At Heineman's sawmill - the second mill below Colegrove, I saw a pile of logs, or should say piles of logs, piled on a meadow belonging to Geo Boyer just across the creek from the sawmill, that were said to contain 15,000,000 ft of lumber (hemlock).  Boyer was paid $200 for rent for the use of the meadow each year & the job lasted 5 years.  (I was wrong, it was Newman's logs & Doyle's sawmill.

I enjoyed the trip & same & I were back home again by milking time, 4 P.M.

                                                                                                                                                                                        J.H.M.
 
 
 

New Iron Bridge over Marvin Creek

Sunday, October 11, 1891 Went to see the new iron bridge across Marvin Creek on the "Poor Farm Road".  Manufactured by the Massillon Bridge Co. Ohio.  Built by Smethport Borough.  Cost about $800.00. 
 
 

A Dog Attack On Marvin Creek Bridge 
McKean County Miner    Dec. 7 1894

Last Sunday morning, about three o'clock, as a couple of our bright young men were returning home, after being out most of the night studying their Sunday school lessons, when crossing Marvin creek bridge, near the meat market, a large mastiff, belonging to the butcher, made a rush at the Sunday school scholars.
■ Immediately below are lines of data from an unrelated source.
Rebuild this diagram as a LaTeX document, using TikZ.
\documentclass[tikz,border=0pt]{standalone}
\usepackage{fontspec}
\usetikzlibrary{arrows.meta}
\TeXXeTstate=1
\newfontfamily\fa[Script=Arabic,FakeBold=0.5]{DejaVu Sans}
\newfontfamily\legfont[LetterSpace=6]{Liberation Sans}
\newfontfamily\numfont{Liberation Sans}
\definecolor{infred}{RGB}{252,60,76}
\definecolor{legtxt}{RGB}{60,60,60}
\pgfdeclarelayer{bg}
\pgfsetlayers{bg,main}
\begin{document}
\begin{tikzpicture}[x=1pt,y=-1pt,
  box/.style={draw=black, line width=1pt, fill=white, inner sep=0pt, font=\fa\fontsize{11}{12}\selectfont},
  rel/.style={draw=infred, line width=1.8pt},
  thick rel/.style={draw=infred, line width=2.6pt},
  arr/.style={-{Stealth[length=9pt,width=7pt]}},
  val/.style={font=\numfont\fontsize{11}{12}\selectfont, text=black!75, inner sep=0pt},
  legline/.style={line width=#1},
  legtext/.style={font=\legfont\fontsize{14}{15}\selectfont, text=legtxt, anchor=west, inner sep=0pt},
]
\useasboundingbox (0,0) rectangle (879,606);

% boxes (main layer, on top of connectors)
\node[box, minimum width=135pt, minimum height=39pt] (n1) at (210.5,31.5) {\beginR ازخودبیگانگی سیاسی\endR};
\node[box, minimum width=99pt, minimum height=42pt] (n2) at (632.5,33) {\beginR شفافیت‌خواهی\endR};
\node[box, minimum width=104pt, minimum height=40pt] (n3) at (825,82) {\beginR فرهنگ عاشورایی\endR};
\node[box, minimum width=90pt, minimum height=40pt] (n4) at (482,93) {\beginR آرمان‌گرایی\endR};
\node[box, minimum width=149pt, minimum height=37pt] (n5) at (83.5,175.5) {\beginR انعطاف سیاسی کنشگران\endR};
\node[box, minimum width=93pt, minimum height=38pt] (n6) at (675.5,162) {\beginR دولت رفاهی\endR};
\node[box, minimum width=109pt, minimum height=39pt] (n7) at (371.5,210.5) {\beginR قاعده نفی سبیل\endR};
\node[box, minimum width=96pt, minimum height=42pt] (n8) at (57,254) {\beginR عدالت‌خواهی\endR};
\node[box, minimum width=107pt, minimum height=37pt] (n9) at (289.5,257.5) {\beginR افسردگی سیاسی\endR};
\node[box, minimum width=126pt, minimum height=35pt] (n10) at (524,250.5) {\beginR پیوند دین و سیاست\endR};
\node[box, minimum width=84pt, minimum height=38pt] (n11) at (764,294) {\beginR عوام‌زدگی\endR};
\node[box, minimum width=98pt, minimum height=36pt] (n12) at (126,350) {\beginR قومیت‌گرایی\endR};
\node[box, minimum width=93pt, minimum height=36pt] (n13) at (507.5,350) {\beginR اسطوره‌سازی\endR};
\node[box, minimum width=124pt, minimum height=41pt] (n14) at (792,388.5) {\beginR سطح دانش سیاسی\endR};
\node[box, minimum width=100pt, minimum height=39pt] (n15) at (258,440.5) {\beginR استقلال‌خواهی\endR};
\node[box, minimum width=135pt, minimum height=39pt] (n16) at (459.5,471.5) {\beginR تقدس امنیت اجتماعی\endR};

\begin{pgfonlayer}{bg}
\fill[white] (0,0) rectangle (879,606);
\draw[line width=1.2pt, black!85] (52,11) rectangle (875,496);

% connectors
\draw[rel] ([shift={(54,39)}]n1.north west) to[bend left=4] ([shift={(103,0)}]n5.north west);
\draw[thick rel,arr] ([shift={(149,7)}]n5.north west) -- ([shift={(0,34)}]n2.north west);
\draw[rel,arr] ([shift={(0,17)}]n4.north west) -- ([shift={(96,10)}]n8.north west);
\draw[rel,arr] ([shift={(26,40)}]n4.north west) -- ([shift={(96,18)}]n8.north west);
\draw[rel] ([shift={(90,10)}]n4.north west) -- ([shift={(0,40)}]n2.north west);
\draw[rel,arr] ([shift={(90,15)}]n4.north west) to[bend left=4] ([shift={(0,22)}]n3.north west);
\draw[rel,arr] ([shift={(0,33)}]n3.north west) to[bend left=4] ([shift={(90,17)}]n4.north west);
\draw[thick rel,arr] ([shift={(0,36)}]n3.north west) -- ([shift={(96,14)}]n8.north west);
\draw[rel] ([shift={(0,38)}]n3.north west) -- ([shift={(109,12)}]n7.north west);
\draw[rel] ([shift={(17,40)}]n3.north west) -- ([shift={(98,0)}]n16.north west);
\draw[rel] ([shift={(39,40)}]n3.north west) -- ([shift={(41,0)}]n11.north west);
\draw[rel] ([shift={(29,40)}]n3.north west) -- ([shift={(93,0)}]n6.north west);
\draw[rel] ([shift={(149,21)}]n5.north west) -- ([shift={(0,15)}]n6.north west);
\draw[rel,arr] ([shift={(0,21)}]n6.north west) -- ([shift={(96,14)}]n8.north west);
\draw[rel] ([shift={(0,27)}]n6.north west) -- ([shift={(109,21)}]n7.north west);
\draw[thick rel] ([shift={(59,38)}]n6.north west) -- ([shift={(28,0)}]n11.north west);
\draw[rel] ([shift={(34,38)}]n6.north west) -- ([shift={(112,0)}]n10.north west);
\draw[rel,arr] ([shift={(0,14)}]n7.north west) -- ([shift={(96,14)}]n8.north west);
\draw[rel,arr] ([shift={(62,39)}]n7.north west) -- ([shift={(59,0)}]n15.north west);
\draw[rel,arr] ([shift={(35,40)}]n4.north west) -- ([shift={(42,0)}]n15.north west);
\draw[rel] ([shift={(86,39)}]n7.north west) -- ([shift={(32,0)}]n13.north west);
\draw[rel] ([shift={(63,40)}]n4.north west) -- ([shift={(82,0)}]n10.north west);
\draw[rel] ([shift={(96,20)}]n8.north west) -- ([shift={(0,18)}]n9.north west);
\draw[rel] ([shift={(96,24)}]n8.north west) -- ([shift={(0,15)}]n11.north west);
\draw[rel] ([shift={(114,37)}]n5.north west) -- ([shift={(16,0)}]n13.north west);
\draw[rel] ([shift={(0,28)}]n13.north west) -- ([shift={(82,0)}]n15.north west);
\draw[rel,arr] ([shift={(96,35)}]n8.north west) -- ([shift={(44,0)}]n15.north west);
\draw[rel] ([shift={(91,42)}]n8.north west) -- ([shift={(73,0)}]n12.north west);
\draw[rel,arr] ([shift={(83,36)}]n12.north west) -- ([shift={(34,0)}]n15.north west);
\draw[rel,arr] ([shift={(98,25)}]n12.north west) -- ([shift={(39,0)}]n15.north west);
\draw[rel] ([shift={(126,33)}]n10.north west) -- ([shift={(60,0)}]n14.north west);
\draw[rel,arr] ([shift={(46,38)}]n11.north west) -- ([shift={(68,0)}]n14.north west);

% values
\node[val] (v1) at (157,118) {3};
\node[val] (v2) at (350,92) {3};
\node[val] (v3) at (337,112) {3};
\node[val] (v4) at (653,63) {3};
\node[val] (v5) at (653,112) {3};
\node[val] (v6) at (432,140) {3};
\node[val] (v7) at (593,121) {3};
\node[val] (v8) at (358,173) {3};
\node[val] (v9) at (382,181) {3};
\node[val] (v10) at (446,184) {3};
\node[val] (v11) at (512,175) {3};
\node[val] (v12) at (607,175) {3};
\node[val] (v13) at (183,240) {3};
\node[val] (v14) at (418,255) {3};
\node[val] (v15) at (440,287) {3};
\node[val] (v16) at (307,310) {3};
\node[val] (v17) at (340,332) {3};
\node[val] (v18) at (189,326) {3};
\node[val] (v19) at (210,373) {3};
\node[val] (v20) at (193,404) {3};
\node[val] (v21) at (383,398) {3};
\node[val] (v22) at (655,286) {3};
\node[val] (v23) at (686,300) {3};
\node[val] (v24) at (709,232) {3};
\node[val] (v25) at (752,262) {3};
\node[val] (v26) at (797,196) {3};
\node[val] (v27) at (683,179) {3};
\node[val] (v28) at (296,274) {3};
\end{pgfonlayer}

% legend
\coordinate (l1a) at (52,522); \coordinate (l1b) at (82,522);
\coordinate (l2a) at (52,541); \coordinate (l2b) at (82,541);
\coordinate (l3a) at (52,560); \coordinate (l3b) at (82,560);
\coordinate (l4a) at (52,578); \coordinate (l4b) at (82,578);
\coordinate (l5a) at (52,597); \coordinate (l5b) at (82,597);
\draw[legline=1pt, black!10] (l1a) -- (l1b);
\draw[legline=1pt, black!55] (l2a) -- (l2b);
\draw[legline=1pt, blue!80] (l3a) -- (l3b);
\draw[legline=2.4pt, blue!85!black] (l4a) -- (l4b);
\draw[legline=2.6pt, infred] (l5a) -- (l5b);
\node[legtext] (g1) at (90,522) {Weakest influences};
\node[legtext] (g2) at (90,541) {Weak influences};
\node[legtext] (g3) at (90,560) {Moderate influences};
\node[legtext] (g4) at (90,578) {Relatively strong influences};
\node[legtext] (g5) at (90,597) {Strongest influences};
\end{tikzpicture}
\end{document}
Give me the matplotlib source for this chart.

One of them made a vigorous resistance with an umbrella, but the dog soon made carpet rags of that, when the two worthies took a position on the top railing of the bridge, out of reach of the brute, where they both shook so they came near falling into the creek.  Finally one of them pulled a revolver and took a shot at the dog, but he trembled so that he missed, but it awakened the owner of the dog. Who came out and released our young friends from their dangerous positions. It is really too bad that teachers in the Sabbath schools should insist on their pupils learning such lengthy lessons that it becomes necessary for them to stay up until three o'clock Sunday morning in order to be able to recite them properly. It would be in order to ask the butcher to chain the dog.